::: Records for the task :::

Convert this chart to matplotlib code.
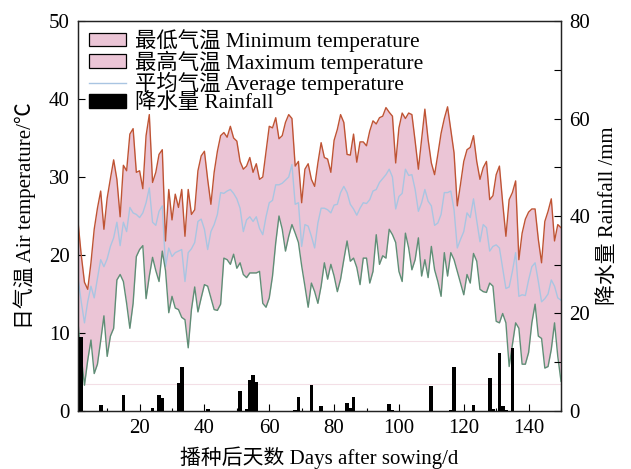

:::
::: Records for the task :::

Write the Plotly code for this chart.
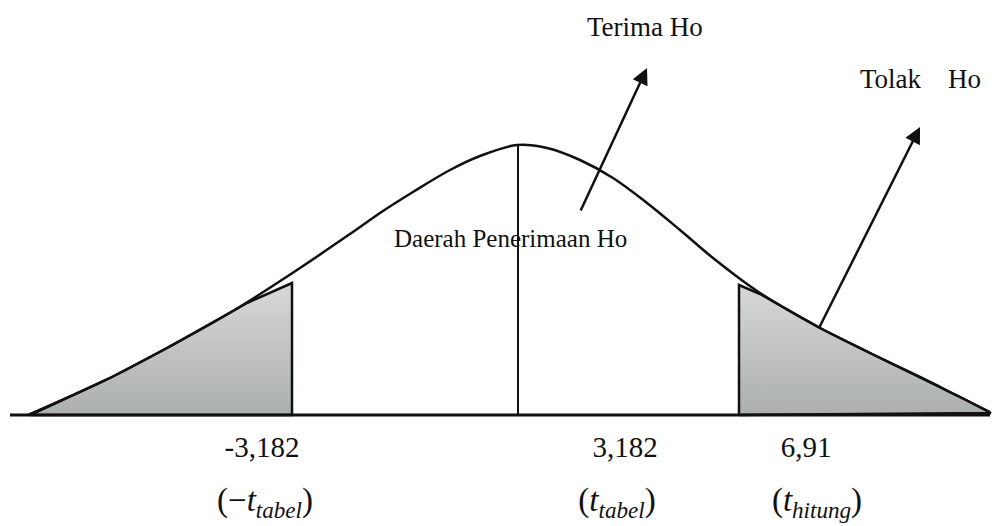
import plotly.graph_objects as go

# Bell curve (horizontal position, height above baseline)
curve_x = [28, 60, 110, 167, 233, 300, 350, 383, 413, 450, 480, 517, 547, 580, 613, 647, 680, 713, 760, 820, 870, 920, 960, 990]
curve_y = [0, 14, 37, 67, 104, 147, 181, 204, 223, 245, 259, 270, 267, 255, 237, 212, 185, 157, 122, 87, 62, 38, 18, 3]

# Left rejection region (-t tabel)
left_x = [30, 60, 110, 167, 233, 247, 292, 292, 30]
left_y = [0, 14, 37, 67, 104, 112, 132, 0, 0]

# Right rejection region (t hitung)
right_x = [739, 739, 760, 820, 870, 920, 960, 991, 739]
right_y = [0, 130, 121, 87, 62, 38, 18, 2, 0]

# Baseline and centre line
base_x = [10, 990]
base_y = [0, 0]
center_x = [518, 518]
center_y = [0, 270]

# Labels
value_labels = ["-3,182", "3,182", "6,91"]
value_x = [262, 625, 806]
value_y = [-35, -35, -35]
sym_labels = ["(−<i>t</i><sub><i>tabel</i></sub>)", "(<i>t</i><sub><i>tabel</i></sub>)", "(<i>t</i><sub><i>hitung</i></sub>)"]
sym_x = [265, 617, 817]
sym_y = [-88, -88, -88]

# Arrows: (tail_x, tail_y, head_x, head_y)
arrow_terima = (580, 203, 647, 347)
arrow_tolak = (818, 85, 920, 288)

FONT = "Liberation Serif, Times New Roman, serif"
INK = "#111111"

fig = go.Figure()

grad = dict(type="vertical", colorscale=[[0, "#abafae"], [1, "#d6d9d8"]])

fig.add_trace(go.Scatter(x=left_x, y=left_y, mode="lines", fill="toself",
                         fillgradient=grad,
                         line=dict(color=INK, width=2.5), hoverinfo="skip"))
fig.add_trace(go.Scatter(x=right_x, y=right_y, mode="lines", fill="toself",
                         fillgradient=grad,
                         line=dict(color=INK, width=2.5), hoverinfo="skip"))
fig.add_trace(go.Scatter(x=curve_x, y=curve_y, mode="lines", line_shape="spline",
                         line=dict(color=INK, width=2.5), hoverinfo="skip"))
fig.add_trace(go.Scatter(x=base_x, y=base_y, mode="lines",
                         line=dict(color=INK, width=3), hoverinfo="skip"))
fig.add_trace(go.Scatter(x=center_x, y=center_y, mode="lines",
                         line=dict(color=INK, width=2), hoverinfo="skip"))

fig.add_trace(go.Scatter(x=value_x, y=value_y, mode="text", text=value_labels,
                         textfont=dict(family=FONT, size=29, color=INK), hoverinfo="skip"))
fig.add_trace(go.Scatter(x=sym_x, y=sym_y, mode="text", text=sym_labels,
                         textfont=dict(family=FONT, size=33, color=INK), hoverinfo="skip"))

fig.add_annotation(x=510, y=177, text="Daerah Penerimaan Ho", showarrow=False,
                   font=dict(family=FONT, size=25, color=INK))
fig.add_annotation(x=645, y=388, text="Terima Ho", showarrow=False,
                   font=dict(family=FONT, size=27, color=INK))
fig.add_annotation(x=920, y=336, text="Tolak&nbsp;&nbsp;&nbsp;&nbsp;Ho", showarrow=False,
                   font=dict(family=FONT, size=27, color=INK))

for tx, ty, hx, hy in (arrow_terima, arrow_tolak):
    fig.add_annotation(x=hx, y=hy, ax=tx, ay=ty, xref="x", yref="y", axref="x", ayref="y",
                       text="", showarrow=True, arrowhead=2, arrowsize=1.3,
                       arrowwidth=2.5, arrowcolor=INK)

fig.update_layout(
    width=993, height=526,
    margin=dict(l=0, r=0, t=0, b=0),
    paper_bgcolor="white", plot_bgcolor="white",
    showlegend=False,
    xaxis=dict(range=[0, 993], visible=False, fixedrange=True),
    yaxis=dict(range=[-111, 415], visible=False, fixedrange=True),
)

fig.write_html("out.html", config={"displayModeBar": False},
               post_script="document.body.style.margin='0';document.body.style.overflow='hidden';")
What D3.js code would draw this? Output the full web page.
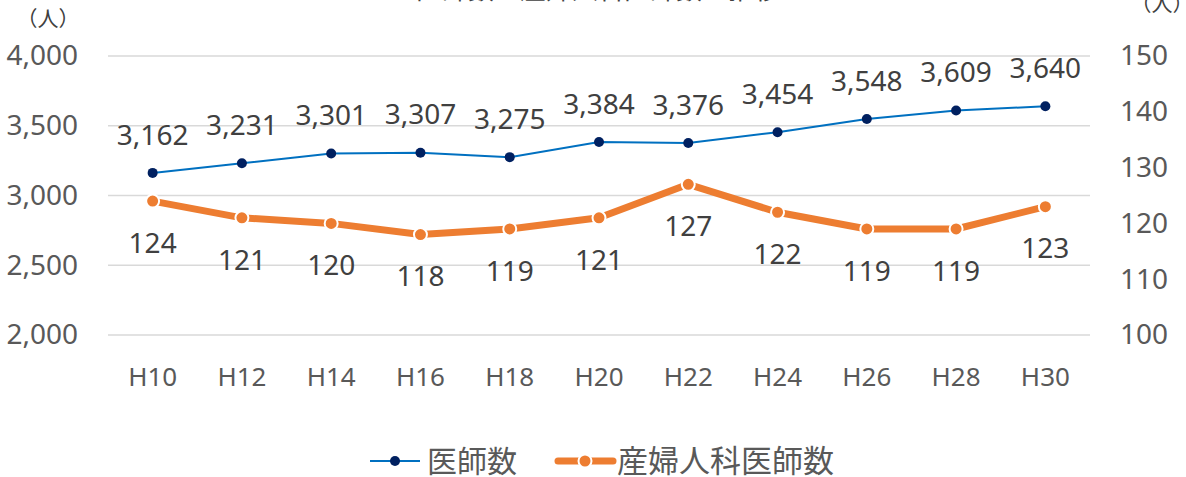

:::
::: Records for the task :::

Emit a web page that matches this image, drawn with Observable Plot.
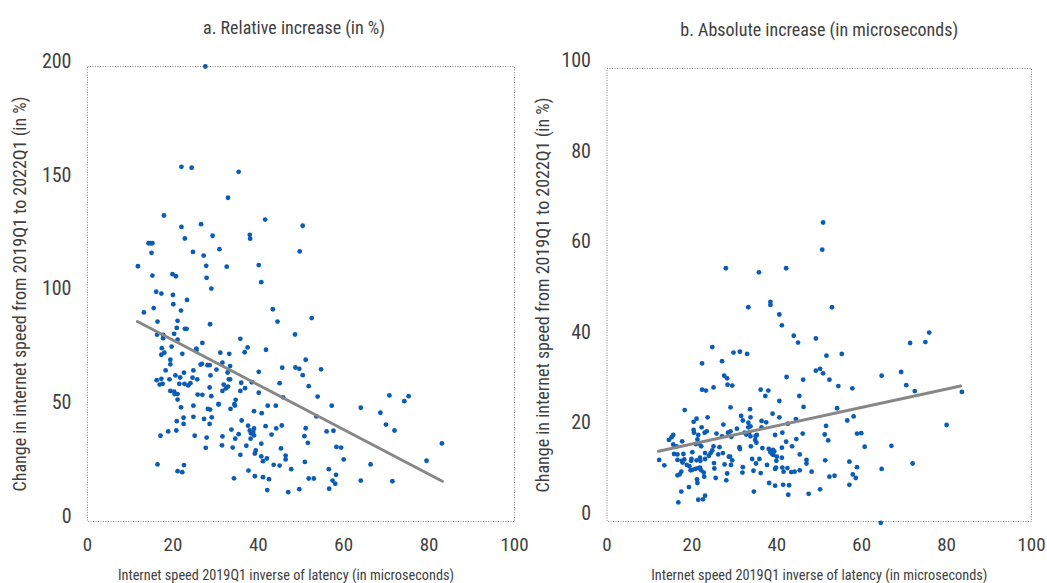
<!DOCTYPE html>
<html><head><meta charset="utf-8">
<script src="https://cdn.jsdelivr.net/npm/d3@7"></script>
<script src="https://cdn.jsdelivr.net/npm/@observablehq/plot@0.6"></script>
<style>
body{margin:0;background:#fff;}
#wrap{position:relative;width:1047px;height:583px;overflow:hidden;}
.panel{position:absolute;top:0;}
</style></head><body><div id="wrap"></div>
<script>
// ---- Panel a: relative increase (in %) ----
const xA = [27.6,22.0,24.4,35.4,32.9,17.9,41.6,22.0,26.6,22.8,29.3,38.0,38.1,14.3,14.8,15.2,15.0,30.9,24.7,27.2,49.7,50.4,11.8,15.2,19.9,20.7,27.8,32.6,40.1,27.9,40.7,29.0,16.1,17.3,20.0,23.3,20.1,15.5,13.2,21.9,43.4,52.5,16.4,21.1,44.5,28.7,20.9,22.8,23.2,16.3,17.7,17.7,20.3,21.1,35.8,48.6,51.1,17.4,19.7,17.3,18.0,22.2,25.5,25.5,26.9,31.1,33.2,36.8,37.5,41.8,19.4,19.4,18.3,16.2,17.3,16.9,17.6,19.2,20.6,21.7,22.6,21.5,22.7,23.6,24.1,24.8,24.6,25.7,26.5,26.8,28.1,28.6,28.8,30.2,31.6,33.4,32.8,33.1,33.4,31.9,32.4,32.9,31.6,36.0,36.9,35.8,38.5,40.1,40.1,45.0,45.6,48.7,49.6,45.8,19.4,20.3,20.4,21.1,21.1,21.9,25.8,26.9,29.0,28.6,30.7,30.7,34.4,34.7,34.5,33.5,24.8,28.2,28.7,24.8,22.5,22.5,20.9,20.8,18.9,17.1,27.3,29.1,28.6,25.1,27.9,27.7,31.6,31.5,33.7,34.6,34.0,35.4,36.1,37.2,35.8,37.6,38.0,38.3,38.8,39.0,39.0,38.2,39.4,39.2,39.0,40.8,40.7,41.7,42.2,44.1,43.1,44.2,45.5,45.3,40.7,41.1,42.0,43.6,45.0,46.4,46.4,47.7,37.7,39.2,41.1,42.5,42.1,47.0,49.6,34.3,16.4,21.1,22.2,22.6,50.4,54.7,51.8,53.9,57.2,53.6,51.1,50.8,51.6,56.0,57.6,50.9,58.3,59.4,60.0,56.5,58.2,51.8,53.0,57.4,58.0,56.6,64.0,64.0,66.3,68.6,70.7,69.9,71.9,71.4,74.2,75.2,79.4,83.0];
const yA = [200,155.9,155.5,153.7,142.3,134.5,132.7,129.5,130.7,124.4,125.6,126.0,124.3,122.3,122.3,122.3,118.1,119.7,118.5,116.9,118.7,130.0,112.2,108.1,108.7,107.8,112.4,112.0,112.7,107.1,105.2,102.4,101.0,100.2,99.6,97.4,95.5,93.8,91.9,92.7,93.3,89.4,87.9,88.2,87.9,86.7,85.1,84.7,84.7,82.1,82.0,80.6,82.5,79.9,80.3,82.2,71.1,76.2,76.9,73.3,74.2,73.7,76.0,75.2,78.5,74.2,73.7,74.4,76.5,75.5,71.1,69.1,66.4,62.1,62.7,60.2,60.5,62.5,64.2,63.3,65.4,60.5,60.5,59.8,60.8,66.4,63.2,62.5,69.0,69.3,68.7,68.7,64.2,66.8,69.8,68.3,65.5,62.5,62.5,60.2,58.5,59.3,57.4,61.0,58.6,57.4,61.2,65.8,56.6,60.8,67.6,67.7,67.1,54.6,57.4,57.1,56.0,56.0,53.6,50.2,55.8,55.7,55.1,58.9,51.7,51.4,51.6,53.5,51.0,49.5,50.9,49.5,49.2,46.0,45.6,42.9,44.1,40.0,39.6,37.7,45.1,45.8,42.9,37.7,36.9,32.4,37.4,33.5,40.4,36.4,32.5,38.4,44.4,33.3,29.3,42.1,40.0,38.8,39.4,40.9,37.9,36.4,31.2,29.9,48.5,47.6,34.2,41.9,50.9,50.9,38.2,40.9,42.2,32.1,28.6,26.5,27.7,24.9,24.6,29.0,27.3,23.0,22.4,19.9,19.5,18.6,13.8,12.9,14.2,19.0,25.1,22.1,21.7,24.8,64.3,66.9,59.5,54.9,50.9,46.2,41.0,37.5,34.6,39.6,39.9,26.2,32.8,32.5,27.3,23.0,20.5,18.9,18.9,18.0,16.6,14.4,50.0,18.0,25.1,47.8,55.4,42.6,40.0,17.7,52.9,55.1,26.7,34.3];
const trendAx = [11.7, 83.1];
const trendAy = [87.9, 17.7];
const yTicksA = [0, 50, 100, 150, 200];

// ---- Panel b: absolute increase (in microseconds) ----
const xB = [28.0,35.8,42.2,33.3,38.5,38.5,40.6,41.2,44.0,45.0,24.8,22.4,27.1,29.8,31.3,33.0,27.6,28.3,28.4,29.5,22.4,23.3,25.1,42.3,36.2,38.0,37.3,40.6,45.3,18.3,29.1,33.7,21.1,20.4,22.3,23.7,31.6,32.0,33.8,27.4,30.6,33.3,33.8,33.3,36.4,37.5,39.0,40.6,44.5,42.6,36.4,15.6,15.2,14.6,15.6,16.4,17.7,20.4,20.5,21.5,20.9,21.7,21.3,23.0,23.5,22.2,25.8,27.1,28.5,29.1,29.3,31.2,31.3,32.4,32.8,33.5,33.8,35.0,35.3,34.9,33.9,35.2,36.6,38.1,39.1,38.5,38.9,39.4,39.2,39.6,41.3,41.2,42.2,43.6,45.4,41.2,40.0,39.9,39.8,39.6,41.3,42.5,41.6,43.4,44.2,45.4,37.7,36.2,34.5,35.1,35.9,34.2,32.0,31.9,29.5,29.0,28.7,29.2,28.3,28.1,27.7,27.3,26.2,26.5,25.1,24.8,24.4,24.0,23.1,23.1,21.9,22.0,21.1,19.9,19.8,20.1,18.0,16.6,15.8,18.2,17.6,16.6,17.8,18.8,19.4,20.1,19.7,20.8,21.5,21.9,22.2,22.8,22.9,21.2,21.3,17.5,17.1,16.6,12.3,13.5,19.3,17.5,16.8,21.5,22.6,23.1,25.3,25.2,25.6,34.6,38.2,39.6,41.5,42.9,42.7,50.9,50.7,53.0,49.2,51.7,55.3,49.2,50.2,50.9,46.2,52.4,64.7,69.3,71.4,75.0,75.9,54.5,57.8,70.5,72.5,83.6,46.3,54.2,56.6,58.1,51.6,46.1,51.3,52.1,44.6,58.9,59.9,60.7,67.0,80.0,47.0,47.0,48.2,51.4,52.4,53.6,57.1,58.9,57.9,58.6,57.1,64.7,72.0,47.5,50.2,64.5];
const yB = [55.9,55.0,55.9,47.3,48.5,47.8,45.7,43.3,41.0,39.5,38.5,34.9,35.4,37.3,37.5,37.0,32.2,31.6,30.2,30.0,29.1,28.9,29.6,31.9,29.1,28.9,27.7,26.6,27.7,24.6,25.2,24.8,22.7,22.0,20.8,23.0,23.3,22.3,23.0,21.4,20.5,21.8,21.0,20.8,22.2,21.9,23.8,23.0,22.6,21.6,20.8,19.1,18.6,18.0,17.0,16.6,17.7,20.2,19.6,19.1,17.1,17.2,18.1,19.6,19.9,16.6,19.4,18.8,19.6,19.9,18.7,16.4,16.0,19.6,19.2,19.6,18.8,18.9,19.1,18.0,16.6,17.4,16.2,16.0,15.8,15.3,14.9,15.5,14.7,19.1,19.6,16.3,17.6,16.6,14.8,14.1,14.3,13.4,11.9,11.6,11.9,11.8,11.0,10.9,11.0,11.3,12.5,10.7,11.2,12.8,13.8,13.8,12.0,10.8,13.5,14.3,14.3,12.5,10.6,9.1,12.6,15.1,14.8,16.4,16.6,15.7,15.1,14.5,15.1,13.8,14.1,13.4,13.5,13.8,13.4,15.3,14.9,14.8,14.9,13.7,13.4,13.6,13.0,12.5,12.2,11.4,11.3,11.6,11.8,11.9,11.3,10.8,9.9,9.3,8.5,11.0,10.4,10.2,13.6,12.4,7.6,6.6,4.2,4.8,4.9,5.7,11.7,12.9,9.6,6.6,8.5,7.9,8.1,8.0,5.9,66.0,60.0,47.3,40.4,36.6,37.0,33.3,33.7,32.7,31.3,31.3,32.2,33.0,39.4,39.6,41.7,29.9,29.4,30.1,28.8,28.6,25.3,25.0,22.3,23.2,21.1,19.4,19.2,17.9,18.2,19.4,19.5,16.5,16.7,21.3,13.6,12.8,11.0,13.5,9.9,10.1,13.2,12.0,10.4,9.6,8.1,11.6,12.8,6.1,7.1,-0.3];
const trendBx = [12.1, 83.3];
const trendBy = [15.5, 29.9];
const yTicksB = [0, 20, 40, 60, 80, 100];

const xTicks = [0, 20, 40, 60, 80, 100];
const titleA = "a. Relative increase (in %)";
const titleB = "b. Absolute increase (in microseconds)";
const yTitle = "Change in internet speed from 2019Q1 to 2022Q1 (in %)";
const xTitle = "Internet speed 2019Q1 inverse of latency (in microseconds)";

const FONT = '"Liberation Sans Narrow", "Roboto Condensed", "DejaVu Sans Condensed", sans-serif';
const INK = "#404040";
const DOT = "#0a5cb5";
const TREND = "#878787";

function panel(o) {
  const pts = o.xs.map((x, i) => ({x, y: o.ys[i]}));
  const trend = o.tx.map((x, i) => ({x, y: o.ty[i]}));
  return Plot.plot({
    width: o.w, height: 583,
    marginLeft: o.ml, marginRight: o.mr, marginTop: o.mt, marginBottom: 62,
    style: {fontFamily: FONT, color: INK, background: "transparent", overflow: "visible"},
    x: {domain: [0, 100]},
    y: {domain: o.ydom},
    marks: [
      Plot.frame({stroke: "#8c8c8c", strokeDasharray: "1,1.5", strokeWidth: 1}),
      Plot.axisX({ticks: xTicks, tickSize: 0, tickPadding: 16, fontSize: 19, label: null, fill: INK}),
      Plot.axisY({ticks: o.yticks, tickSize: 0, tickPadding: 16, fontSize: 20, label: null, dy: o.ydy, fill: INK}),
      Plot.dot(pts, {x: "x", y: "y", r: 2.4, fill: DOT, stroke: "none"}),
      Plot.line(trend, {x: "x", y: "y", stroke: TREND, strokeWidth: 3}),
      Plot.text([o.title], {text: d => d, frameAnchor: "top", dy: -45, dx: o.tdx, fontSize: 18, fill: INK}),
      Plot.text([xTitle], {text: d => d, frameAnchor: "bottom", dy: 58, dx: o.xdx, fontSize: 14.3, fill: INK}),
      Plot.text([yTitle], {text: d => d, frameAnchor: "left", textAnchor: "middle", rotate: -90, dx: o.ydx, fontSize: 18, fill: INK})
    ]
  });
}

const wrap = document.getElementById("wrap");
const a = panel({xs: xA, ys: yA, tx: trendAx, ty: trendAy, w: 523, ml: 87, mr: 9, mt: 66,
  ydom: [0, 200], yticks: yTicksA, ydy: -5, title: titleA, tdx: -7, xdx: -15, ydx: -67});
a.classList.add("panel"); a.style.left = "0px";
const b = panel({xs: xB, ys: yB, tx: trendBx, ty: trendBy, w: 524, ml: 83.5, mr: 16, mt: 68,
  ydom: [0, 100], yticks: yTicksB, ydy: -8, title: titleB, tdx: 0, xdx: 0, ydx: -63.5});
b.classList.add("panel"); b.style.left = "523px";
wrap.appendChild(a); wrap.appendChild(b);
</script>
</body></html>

:::

Extract every line containing the string "page" from the material.

#### [Task solution]
What D3.js code would draw this? Output the full web page.
Emit a web page that matches this image, drawn with Observable Plot.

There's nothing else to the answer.